Ungewißheit herrschte über das Schicksal der Wenkbacher Soldaten, die in Gefangenenlager in Rußland, Frankreich und auch in Amerika waren. Es dauerte Jahre bis der letzte Soldat in die Heimat zurückkehrte. Schwerer wog die Trauer um die vielen Gefallenen wenkbächer Menschen.
Die zahlreichen Flüchtlinge verursachten große Ernährungs- und Versorgungsprobleme, selbst auf dem Lande. Um die schlimmste Not zu lindern, wurde den Neubürgern Grabland zugeteilt. In Wenkbach stellten Bauern Äcker zur Verfügung, die in kleine Parzellen aufgeteilt wurden.Noch Ende 1955 wohnten in Wenkbach 22 heimatvertriebene Familien mit 71 Personen sowie 4 ausgebombte Familien mit 10 Personen. Viele von Ihnen wurden hier seßhaft.

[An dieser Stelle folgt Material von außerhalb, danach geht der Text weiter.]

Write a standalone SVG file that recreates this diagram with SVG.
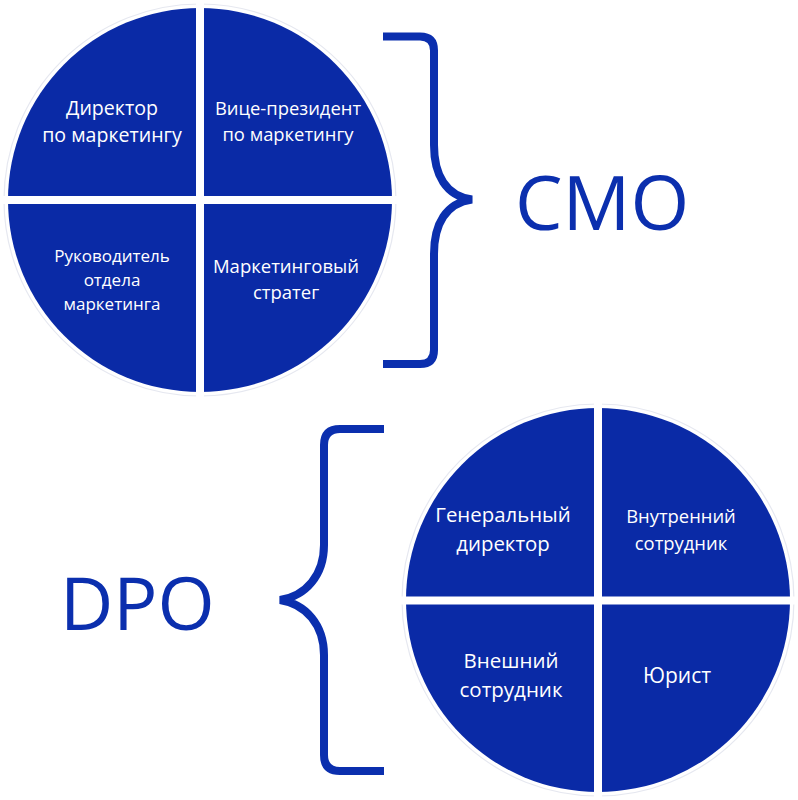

Die Versorgung verschlechterte sich insgesamt. Viele Vertriebene aus dem Osten mußten zusätzlich untergebracht und ernährt werden. Die Städter gingen auf „Hamsterfahrt“ in die Dörfer. Sie gaben vieles her, nur um zusätzlich ein paar Lebensmittel zu erhalten. Der „Schwarzhandel“ blühte, die Reichsmark war nichts mehr wert und die Geschäfte waren leer. Durch die Hamsterfahrten waren die Züge, die wieder fuhren, katastrophal überfüllt. Die Menschen hingen wie Trauben an den Waggons oder saßen auf den Zugdächern, oft schwer bepackt. In dieser Zeit nahmen die Diebstähle, vor allem auf den Dörfern, stark zu, sicher viele aus Not. Hasenställe und Räucherkammern wurden geplündert, Güterwagen wurden beraubt.